Can't say that I find it particularly exciting for the prospect of film, just who would put money on Kodak's inherent loyalty to film? Ilford was taken over by it's managers when it went bust because of that loyalty, can't see kodak letting it get anywhere near that far given how far they've fallen already. Anyone want to put a date on how long Polaroid will last?
I think a previous poster made a good point, the film industry will move eastwards. I wouldn't be surprised at all if a few years hence the mass produced film is based in China with Europe providing a few niche films and cameras at higher expense.
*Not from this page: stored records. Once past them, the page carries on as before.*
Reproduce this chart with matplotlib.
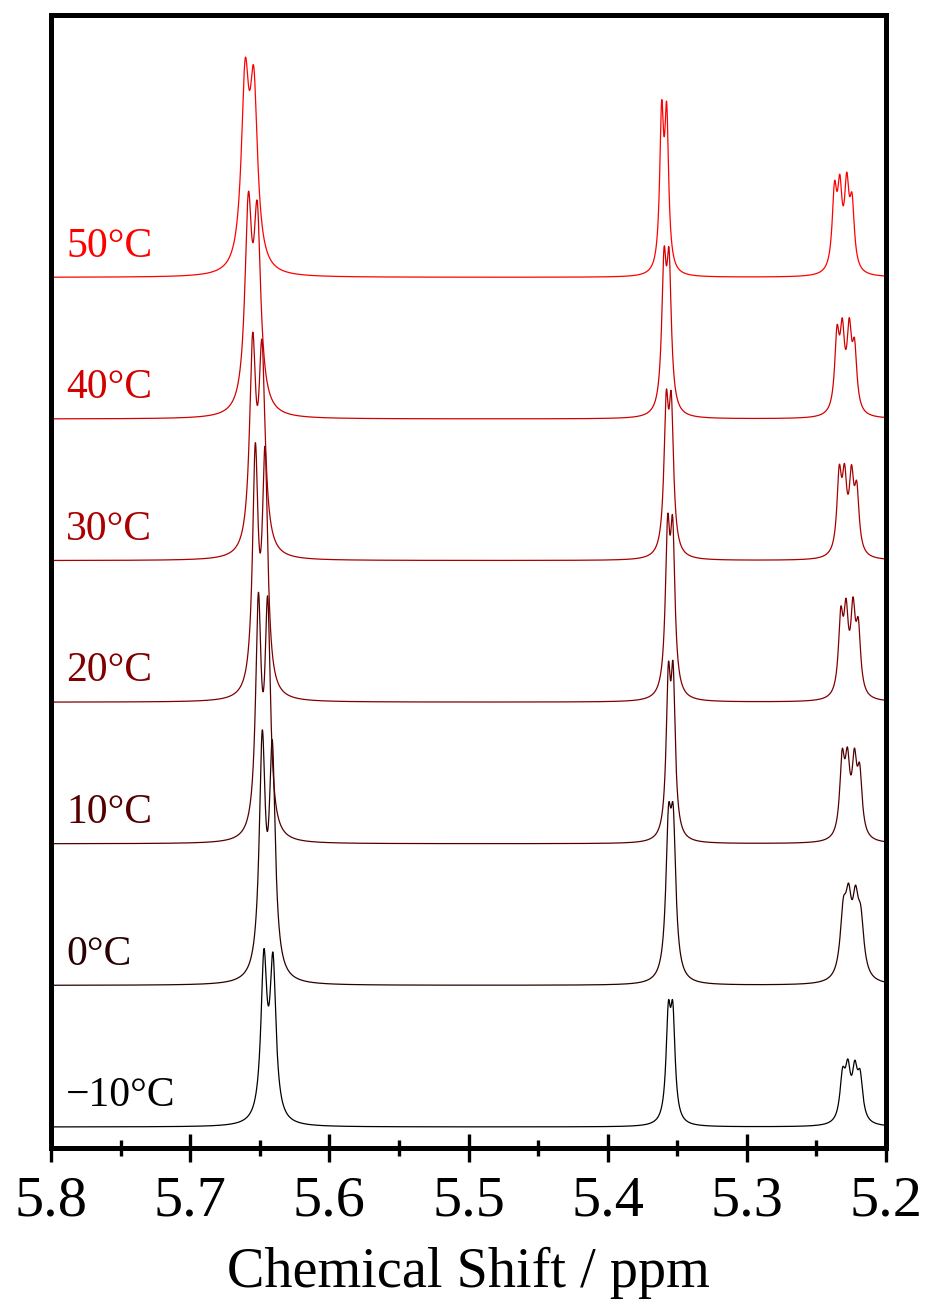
import numpy as np
import matplotlib

matplotlib.use("Agg")
import matplotlib.pyplot as plt

plt.rcParams["font.family"] = ["Liberation Serif", "DejaVu Serif"]

# variable-temperature 1H spectra, olefinic region
TEMPS = [-10, 0, 10, 20, 30, 40, 50]
TEMP_LABELS = ["\u221210\u00b0C", "0\u00b0C", "10\u00b0C", "20\u00b0C",
               "30\u00b0C", "40\u00b0C", "50\u00b0C"]

# doublet near 5.65 ppm: line positions (ppm), line heights, half-width (ppm)
P1_POS = [(5.6470, 5.6405), (5.6482, 5.6410), (5.6510, 5.6443),
          (5.6532, 5.6462), (5.6551, 5.6484), (5.6582, 5.6518),
          (5.6605, 5.6543)]
P1_AMP = [(157, 153), (230, 219), (226, 222), (235, 231),
          (201, 193), (194, 183), (181, 171)]
P1_HW = [0.0026, 0.0026, 0.0024, 0.0024, 0.0027, 0.0030, 0.0033]

# doublet near 5.36 ppm
P2_POS = [(5.3564, 5.3532), (5.3563, 5.3529), (5.3564, 5.3530),
          (5.3569, 5.3533), (5.3579, 5.3543), (5.3595, 5.3559),
          (5.3612, 5.3576)]
P2_AMP = [(98, 98), (137, 137), (146, 147), (152, 150),
          (138, 136), (139, 138), (150, 148)]
P2_HW = [0.0020, 0.0023, 0.0019, 0.0020, 0.0020, 0.0020, 0.0017]

# four-line multiplet near 5.23 ppm: centre, line heights, half-width
P3_CENTER = [5.2249, 5.2244, 5.2252, 5.2262, 5.2273, 5.2289, 5.2307]
P3_SPLIT = [0.0063, 0.0025, -0.0025, -0.0063]
P3_AMP = [(43, 46, 45, 41), (58, 64, 64, 50), (74, 66, 68, 59),
          (74, 74, 78, 62), (76, 68, 70, 59), (73, 72, 75, 59),
          (75, 73, 78, 62)]
P3_HW = [0.0023, 0.0027, 0.0021, 0.0020, 0.0020, 0.0020, 0.0020]

STEP = 141.6  # vertical offset between stacked traces
COLORS = ["#000000", "#2a0000", "#550000", "#800000", "#aa0000",
          "#d40000", "#ff0000"]


def lorentz(x, x0, h, hw):
    return h / (1.0 + ((x - x0) / hw) ** 2)


def spectrum(x, i):
    y = np.zeros_like(x)
    for x0, h in zip(P1_POS[i], P1_AMP[i]):
        y += lorentz(x, x0, h, P1_HW[i])
    for x0, h in zip(P2_POS[i], P2_AMP[i]):
        y += lorentz(x, x0, h, P2_HW[i])
    for dx, h in zip(P3_SPLIT, P3_AMP[i]):
        y += lorentz(x, P3_CENTER[i] + dx, h, P3_HW[i])
    return y


fig = plt.figure(figsize=(9.34, 13.06), dpi=100)
ax = fig.add_axes([51 / 934, 158 / 1306, 835 / 934, 1133 / 1306])

ppm = np.linspace(5.8, 5.2, 6000)
for i in range(len(TEMPS)):
    off = i * STEP
    ax.plot(ppm, spectrum(ppm, i) + off, color=COLORS[i], lw=0.9)
    ax.text(5.789, off + 31, TEMP_LABELS[i], color=COLORS[i],
            fontsize=30, ha="left", va="center")

ax.set_xlim(5.8, 5.2)
ax.set_ylim(-21, 1112)
ax.set_xticks([5.8, 5.7, 5.6, 5.5, 5.4, 5.3, 5.2])
ax.set_xticklabels(["5.8", "5.7", "5.6", "5.5", "5.4", "5.3", "5.2"])
ax.set_xticks([5.75, 5.65, 5.55, 5.45, 5.35, 5.25], minor=True)
ax.set_yticks([])
ax.tick_params(axis="x", which="major", direction="inout", length=20,
               width=2.4, labelsize=42, pad=10)
ax.tick_params(axis="x", which="minor", direction="inout", length=11,
               width=2.4)
for s in ax.spines.values():
    s.set_linewidth(3.6)
ax.set_xlabel("Chemical Shift / ppm", fontsize=40.5, labelpad=14)

fig.savefig("out.png", dpi=100)
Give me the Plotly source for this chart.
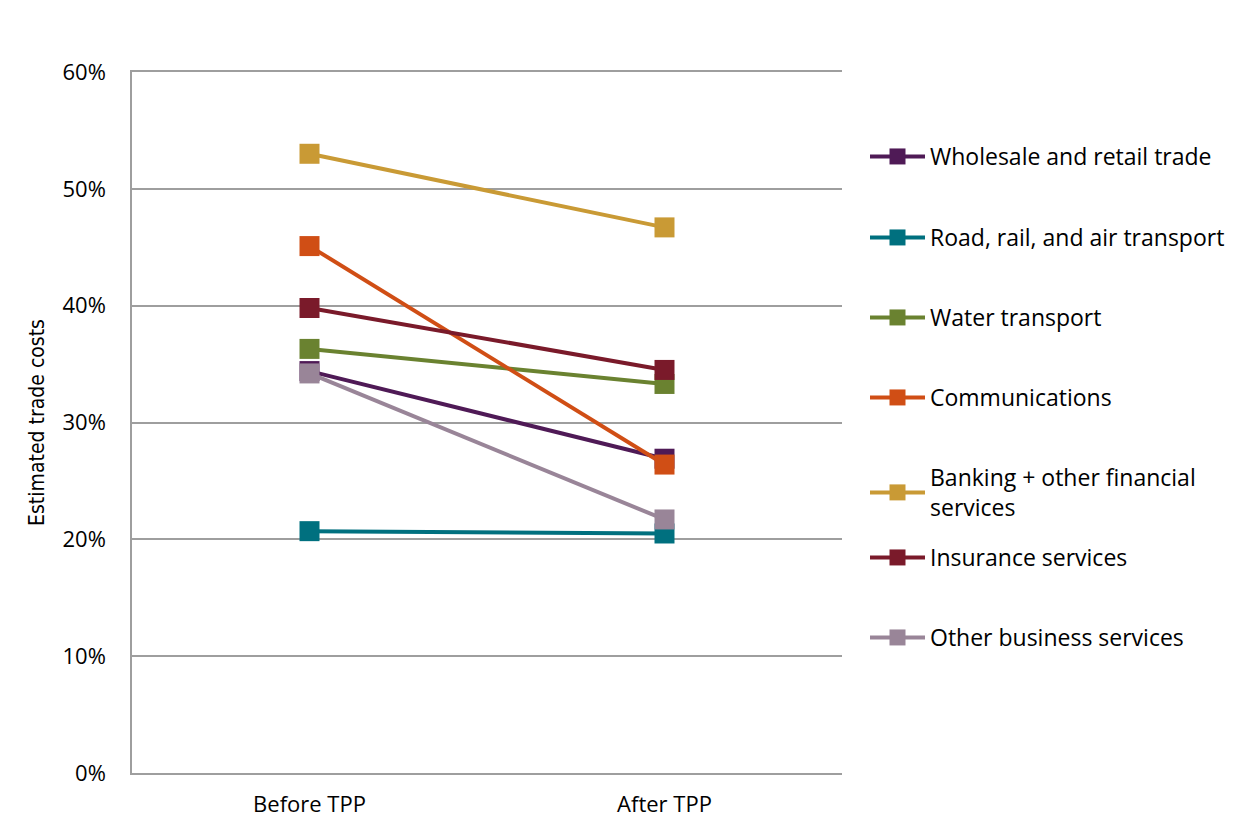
import plotly.graph_objects as go

categories = ["Before TPP", "After TPP"]
series_names = [
    "Wholesale and retail trade",
    "Road, rail, and air transport",
    "Water transport",
    "Communications",
    "Banking + other financial<br>services",
    "Insurance services",
    "Other business services",
]
wholesale = [0.344, 0.269]
road = [0.207, 0.205]
water = [0.363, 0.333]
communications = [0.451, 0.264]
banking = [0.530, 0.467]
insurance = [0.398, 0.345]
other_business = [0.342, 0.217]
colors = ["#4F1A56", "#00707F", "#6A8230", "#D04E15", "#C99A35", "#7A1A2A", "#998598"]

values = [wholesale, road, water, communications, banking, insurance, other_business]

OFF = 8  # default page body margin
W, H = 1251 - OFF, 825 - OFF
# plot area in screen pixels
SL, SR, ST, SB = 132, 842, 72, 773
L, R, T, B = SL - OFF, SR - OFF, ST - OFF, SB - OFF
pw, ph = R - L, B - T


def sx(px):
    return (px - OFF - L) / pw


def sy(py):
    return (B - (py - OFF)) / ph


font_family = "'Open Sans', Lato, sans-serif"
grid_col = "#9E9E9E"
FS = 22

fig = go.Figure()
legend_y_px = [157, 238, 318, 398, 478, 558, 638]
layout_legends = {}
for i, (name, vals, col) in enumerate(zip(series_names, values, colors)):
    lname = "legend" if i == 0 else f"legend{i+1}"
    fig.add_trace(go.Scatter(
        x=categories, y=vals, name=name, mode="lines+markers",
        line=dict(color=col, width=4),
        marker=dict(symbol="square", size=20, color=col),
        legend=lname,
    ))
    layout_legends[lname] = dict(
        x=sx(865), y=sy(legend_y_px[i] - 22),
        xanchor="left", yanchor="top",
        bgcolor="rgba(0,0,0,0)", borderwidth=0,
        font=dict(family=font_family, size=23, color="#000000"),
        itemwidth=55,
    )

fig.update_layout(
    width=W, height=H,
    margin=dict(l=L, r=W - R, t=T, b=H - B, autoexpand=False),
    paper_bgcolor="#FFFFFF",
    plot_bgcolor="#FFFFFF",
    showlegend=True,
    font=dict(family=font_family, size=FS, color="#000000"),
    xaxis=dict(
        type="category", range=[-0.5, 1.5],
        showgrid=False, showline=True, mirror=True,
        linecolor=grid_col, linewidth=1.5,
        ticks="", tickfont=dict(size=FS), zeroline=False,
        ticklabelstandoff=11,
    ),
    yaxis=dict(
        range=[0, 0.6], dtick=0.1, tickformat=".0%",
        showgrid=True, gridcolor=grid_col, gridwidth=1.5,
        showline=True, linecolor=grid_col, linewidth=1.5,
        ticks="", zeroline=False,
        tickfont=dict(size=FS),
        ticklabelstandoff=20,
        title=dict(text="Estimated trade costs",
                   font=dict(size=21, family="'Liberation Sans Narrow', 'DejaVu Sans Condensed', sans-serif"),
                   standoff=12),
    ),
    **layout_legends,
)

fig.write_html("out.html")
His 2nd quote really puts it into perspective. It ain't coming back to where it was. The retro thing will wear off with the young like all fashions and even if they keep the passion past that age, commercial realities won't give them the scope to spend the kind of money on film that will break it back to anywhere near the level of pro usage that was. Just how many students in those dark rooms will use film in their jobs?"Digital will continue to get better and better and better," Smith said. "Maybe film will become an art thing, who knows? But there will always be those who want to shoot film."
Those of us who want LF quality without having to pay a fortune are still going to be using film, those who like the look of film will still be using it, those who don't like technology will still use it. I just think that the underlying message of that article is contradicted by the content of the article.
Whilst the practices of one photographer are interesting, what would be more useful is a wider survey. B&W Mag recently produced the results of a survey run by Kodak of a large number of Europen pros. 65% of them still, & will continue, to use film.
The Foundation Degree course I start on monday (two years, then a top-up year to make it a full degree) is going to be my only real insight into the situation in the next few years.
During my portfolio showing/interview a few weeks ago I asked the course leader whether I'd be in the minority if I walked in with film cameras and used them extensively during the course. He didn't have a straight answer.
What it boiled down to was the course is made to be vocational - to get a foothold in the commercial photography industry. Guess what? He said the industry is pushing digital. So in a sense the industry dictates what he promotes in the course, and that will be digital capture. From his own mouth he said there is no point pushing film use if when the students hit the proper jobs everything is digital. It doesn't make sense.
Same happened with the AVCE Art & Design course. Originally a large part of the Lens-Based unit was in the darkroom. I was talking to my old tutor at the end of the two years of that course, he said he wouldn't be continuing to teach that darkroom part any more - "it's outdated". He could see the reality that most kids use digital.
I'm glad, however, that there is still going to be a place for film.
In fact it winds me up. I'm 20, for the past 4 years I've been using film exclusively and trying my best to put a good portfolio together (through all formats), then a guy I know waltzes up about a year ago knowing nothing, gets a fancy dslr and some lenses, a light or two, suddenly he gets guest passes to gigs and is selling his shots (albeit for peanuts) to a local paper.
That makes me sick on a personal level, but I'm still going to hold my ground and if I can walk out of the Degree course with a good grade, and the qualifications necessary to demand a fair price for my services, I would love to continue using film for fine art portraiture. I don't mind being a niche.